2009 WL 2488141, at *6. Correspondingly, Advanced Fireproofing further agreed to purchase and maintain liability insurance against this obligation. 2009 WL 2488141, at *7.
Advanced Fireproofing obtained CGL insurance from United National. The United National policy named as “additional insureds” entities with whom Advanced Fireproofing had contracts. United National issued a “certificate of liability insurance” that stated that “Swank Enterprises and all other related entities, the owner, and all other parties as required by contract, are named as Additional Insured….” Id. The United National policy included a “Primary Insurance Endorsement” which stated:
Subject to the terms and conditions of this policy, it is understood and agreed that with respect to claims arising out of work performed by the Named Insured, the coverage afforded herein shall be primary in relation to any policies carried by any person or organization to which the Named Insured is obligated by virtue of a written contract, and then only as required by said written contract.
Id.
An employee of Advanced Fireproofing fell from a hydraulic lift and sustained injuries at the project site. Swank Enterprises owned the lift, which it had provided to Advanced Fireproofing for use in the performance of the Subcontract.
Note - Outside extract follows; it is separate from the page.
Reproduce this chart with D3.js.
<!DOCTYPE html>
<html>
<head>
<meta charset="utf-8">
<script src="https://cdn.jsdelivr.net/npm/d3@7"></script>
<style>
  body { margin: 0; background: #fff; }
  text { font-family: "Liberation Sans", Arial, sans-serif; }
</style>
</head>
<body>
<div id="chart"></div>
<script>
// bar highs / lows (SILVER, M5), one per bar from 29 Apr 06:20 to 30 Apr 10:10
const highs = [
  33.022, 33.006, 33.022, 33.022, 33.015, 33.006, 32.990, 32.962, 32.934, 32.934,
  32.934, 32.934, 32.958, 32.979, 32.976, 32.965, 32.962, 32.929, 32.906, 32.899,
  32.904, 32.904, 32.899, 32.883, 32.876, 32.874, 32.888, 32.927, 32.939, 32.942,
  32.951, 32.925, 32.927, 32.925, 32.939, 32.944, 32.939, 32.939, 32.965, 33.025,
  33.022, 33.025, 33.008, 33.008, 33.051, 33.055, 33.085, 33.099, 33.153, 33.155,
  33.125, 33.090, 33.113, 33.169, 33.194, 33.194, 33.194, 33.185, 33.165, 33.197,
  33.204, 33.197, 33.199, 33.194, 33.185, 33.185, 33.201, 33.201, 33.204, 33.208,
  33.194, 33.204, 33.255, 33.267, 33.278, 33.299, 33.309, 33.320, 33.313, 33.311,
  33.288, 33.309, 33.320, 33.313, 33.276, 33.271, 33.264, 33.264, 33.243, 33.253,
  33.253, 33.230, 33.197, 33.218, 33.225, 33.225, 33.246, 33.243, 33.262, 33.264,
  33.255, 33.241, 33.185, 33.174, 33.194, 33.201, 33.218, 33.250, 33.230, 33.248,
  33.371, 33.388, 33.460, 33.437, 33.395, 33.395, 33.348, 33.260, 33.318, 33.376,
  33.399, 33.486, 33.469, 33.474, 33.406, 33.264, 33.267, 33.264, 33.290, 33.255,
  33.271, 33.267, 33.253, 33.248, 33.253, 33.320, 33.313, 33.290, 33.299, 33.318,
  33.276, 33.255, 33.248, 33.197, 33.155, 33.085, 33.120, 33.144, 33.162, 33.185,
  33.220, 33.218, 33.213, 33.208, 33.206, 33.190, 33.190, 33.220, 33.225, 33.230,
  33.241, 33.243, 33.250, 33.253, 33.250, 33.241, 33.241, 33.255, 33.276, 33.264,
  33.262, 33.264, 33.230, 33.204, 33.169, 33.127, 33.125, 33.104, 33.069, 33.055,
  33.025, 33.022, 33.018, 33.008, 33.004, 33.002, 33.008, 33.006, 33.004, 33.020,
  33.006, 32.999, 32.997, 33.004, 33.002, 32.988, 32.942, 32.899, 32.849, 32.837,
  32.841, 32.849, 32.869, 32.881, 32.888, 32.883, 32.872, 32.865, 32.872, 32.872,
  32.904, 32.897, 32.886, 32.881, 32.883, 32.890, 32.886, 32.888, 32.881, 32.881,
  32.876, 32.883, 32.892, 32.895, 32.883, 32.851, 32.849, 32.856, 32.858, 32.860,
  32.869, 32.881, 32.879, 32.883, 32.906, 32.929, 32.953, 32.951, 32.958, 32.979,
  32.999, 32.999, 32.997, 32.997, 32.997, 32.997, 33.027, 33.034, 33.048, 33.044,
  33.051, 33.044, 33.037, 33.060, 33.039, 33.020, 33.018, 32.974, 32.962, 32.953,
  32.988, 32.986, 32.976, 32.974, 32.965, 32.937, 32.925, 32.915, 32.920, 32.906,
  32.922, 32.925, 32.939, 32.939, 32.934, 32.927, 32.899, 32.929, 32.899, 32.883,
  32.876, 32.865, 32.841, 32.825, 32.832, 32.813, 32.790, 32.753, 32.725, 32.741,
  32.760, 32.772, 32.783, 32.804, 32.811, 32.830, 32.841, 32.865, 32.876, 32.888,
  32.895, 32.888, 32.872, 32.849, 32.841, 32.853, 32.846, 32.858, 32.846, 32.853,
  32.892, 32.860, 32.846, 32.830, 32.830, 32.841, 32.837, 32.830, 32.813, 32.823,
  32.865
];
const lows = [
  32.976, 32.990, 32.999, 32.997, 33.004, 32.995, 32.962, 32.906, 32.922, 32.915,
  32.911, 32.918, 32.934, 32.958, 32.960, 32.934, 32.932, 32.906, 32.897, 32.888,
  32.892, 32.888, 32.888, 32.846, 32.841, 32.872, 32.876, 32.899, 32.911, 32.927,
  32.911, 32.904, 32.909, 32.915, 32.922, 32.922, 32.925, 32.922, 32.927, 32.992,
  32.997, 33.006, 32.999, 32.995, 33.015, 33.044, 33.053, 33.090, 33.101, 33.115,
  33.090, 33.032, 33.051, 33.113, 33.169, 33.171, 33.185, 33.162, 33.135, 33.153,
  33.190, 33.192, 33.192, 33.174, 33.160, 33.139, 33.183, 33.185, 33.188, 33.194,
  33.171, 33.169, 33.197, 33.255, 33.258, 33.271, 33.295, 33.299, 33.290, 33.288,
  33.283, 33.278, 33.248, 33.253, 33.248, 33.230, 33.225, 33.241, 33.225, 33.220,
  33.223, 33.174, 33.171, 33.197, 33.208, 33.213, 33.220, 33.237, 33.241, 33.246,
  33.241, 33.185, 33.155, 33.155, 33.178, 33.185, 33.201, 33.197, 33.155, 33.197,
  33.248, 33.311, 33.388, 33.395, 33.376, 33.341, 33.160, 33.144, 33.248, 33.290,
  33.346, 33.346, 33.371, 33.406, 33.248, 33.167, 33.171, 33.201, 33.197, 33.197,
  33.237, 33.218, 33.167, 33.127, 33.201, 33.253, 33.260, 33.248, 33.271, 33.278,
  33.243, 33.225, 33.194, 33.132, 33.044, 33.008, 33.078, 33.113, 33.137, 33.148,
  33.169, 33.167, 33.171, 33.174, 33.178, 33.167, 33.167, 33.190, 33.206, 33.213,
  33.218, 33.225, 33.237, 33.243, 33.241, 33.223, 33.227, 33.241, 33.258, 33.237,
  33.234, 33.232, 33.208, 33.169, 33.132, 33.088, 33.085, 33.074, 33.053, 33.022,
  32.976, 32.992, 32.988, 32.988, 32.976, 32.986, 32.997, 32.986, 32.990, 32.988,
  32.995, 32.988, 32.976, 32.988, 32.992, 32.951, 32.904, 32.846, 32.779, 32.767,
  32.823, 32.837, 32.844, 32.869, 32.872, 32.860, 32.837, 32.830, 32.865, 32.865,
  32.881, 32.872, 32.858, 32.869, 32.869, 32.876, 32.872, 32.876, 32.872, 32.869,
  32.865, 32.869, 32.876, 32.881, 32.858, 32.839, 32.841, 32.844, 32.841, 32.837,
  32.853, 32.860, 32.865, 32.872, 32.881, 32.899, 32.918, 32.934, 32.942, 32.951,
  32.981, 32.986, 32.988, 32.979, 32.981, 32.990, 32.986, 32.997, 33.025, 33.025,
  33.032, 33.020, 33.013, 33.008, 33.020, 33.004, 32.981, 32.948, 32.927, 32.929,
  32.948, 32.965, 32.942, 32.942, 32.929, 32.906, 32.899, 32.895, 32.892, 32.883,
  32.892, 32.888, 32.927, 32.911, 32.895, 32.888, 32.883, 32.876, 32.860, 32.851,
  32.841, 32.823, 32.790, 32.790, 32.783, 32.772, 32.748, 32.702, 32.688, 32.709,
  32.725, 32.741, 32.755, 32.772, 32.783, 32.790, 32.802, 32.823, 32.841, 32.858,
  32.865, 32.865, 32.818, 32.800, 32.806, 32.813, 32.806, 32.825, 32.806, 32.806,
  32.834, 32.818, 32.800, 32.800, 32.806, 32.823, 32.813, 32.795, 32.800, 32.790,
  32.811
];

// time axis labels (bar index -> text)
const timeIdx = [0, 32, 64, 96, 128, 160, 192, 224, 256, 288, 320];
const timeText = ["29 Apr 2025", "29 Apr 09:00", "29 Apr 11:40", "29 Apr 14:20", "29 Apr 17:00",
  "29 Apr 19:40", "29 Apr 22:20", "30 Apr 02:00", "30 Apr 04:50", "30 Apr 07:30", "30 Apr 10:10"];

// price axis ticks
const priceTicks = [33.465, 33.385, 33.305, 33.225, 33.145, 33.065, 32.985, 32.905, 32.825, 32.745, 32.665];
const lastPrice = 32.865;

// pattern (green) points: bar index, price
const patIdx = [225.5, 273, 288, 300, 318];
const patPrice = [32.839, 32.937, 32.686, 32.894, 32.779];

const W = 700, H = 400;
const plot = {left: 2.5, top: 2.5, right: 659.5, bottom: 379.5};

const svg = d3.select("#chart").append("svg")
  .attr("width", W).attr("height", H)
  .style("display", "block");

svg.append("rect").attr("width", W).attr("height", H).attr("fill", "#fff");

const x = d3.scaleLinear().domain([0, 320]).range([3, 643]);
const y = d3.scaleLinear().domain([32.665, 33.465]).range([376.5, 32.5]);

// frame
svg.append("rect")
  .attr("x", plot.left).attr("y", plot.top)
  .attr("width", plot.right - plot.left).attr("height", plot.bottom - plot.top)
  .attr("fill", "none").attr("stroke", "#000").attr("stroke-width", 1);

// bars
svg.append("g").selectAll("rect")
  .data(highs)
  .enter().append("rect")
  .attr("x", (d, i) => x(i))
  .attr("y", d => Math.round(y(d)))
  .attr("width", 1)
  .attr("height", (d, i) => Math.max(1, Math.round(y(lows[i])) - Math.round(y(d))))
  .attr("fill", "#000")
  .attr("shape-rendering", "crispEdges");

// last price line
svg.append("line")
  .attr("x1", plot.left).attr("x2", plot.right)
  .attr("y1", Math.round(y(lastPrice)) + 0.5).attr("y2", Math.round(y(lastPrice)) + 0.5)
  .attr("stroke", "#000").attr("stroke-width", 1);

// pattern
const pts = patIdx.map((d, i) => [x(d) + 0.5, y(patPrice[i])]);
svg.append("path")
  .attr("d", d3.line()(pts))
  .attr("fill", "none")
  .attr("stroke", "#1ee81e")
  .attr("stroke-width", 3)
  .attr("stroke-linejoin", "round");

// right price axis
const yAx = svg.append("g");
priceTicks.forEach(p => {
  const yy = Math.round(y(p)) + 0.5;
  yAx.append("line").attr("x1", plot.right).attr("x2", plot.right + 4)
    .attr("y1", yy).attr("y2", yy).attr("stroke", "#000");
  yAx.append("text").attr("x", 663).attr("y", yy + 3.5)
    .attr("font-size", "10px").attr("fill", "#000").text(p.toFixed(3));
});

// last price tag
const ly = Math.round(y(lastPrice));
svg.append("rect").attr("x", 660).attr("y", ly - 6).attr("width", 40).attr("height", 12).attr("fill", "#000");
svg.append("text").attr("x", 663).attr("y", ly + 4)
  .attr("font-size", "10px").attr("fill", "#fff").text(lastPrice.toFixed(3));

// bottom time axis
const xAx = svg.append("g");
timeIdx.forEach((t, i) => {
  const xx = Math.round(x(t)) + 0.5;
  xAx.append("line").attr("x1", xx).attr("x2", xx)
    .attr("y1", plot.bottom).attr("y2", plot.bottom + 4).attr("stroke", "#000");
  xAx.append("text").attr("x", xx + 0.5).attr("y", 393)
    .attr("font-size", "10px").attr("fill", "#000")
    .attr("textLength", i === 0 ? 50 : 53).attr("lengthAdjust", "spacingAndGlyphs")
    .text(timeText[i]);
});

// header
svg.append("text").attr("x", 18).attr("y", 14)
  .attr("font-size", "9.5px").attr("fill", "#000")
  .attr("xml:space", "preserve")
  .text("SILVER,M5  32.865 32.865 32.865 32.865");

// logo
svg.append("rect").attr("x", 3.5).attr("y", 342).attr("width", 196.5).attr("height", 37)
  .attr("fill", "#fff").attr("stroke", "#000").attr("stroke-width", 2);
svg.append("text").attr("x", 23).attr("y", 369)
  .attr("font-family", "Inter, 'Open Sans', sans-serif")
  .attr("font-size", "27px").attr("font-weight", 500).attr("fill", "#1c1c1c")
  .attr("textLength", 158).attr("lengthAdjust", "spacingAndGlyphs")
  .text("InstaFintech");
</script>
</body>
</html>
The employee brought suit against Swank enterprises. Swank Enterprise’s liability insurance carrier, St. Paul, tendered the defense to Advanced Fireproofing and United National. United National rejected the demand.
After St. Paul settled the claim with the employee, St. Paul brought a declaratory judgment action against United National, seeking reimbursement for the settlement and recovery of the attorneys’ fees incurred in defending Swank. The court affirmed judgment in favor of St. Paul.
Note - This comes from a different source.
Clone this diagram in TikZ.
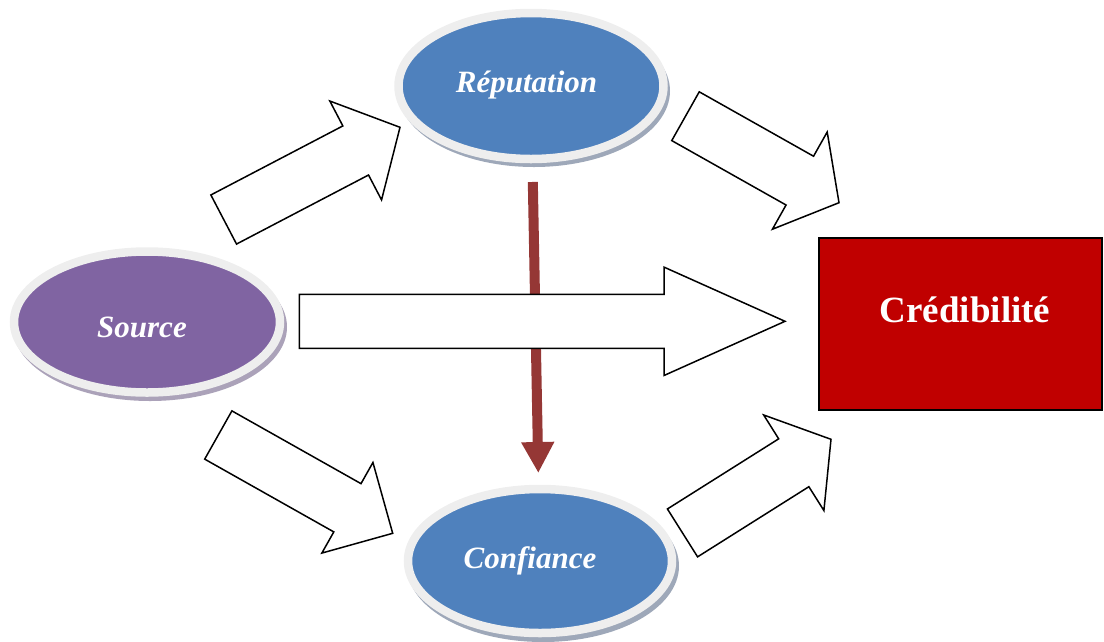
\documentclass[tikz,border=0pt]{standalone}
\usepackage{fontspec}
\setmainfont{Liberation Serif}
\usetikzlibrary{shapes.geometric,arrows.meta,calc,backgrounds}

\definecolor{ringgray}{HTML}{EEEEEE}
\definecolor{nodeblue}{HTML}{4F81BD}
\definecolor{nodepurple}{HTML}{8064A2}
\definecolor{blueshadow}{HTML}{9EA8B9}
\definecolor{purpleshadow}{HTML}{ABA2B9}
\definecolor{credred}{HTML}{C00000}
\definecolor{linkred}{HTML}{953735}

% block arrow from a tail centre to a tip:
% #1 name, #2 tail, #3 tip, #4 head length, #5 shaft half-width, #6 head half-width
\newcommand\blockarr[6]{%
  \coordinate (#1-base) at ($(#3)!#4!(#2)$);
  \draw[blockarrow]
    ($(#2)!#5!90:(#3)$) -- ($(#1-base)!#5!-90:(#2)$) -- ($(#1-base)!#6!-90:(#2)$)
    -- (#3)
    -- ($(#1-base)!#6!90:(#2)$) -- ($(#1-base)!#5!90:(#2)$) -- ($(#2)!#5!-90:(#3)$)
    -- cycle;
}

\begin{document}
\begin{tikzpicture}[x=1pt,y=-1pt,
  bubble/.style={ellipse, draw=ringgray, line width=8.5pt, inner sep=0pt},
  bubbletext/.style={anchor=base, text=white,
    font=\fontsize{31pt}{37pt}\selectfont\bfseries\itshape},
  blockarrow/.style={draw=black, fill=white, line width=1.5pt, line join=miter},
  influence/.style={draw=linkred, line width=10pt,
    -{Triangle[length=31pt,width=31pt]}},
  credbox/.style={rectangle, fill=credred, draw=black, line width=2pt,
    minimum width=283pt, minimum height=172pt},
  credtext/.style={anchor=base, text=white,
    font=\fontsize{37pt}{44pt}\selectfont\bfseries}
]
\useasboundingbox (0,0) rectangle (1104,641);

% the three bubbles
\node[bubble, fill=nodeblue, minimum width=265pt, minimum height=146pt] (rep) at (531,86) {};
\node[bubble, fill=nodepurple, minimum width=266pt, minimum height=141pt] (src) at (147,322) {};
\node[bubble, fill=nodeblue, minimum width=264pt, minimum height=144pt] (conf) at (540,561) {};

% soft shadows under the bubbles
\begin{scope}[on background layer]
  \fill[blueshadow] ($(rep.center)+(3,5)$) ellipse [x radius=136, y radius=76];
  \fill[purpleshadow] ($(src.center)+(3,5)$) ellipse [x radius=137, y radius=74];
  \fill[blueshadow] ($(conf.center)+(3,5)$) ellipse [x radius=136, y radius=76];
\end{scope}

% bubble labels
\node[bubbletext] (replbl) at ($(rep.center)+(-4.5,6)$) {Réputation};
\node[bubbletext] (srclbl) at ($(src.center)+(-5,15)$) {Source};
\node[bubbletext] (conflbl) at ($(conf.center)+(-10,7)$) {Confiance};

% target box
\node[credbox] (cred) at (960.5,324) {};
\node[credtext] (credlbl) at ($(cred.center)+(4.5,-1.3)$) {Crédibilité};

% influence of reputation on trust
\draw[influence, shorten <=96pt, shorten >=88pt] (rep.center) -- (conf.center);

% end points of the block arrows
\coordinate (t1) at (223.7,219.5);  \coordinate (h1) at (400,127.3);
\coordinate (t2) at (685.5,116.2);  \coordinate (h2) at (839,202.7);
\coordinate (t3) at (299.3,321.3);  \coordinate (h3) at (785,321.3);
\coordinate (t4) at (218.3,435);    \coordinate (h4) at (392.7,533.3);
\coordinate (t5) at (682.5,532.9);  \coordinate (h5) at (831,439.3);

\blockarr{a1}{t1}{h1}{50pt}{27.7pt}{55.8pt}
\blockarr{a2}{t2}{h2}{45pt}{28pt}{55.8pt}
\blockarr{a3}{t3}{h3}{121pt}{27pt}{54.2pt}
\blockarr{a4}{t4}{h4}{52pt}{27.7pt}{52pt}
\blockarr{a5}{t5}{h5}{44pt}{28.3pt}{56.5pt}
\end{tikzpicture}
\end{document}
The court concluded that “it is clear from the plain language of the policy that United National intended to cover Swank for the type of injury that occurred here.” 2009 WL 2488141, at *8. “The policy covered Swank as an additional insured…[and] plainly states that it affords additional coverage to an additional insured for ‘liability arising from (1) premises owned by or occupied by the Named Insured, or, (2) the contract entered into by the Named Insured.’” Id. The court rejected United National’s argument that its policy was excess coverage to St. Paul’s coverage. “The language in the ‘Certificate of Liability Insurance’ issued to Swank under the United National policy plainly states that Swank is ‘named as an Additional Insured on a Primary Non-Contributing basis.’” Id. On this basis, the court held that it is “clear from the plain language of the insurance contract that the United National policy was intended to be primary.” Id.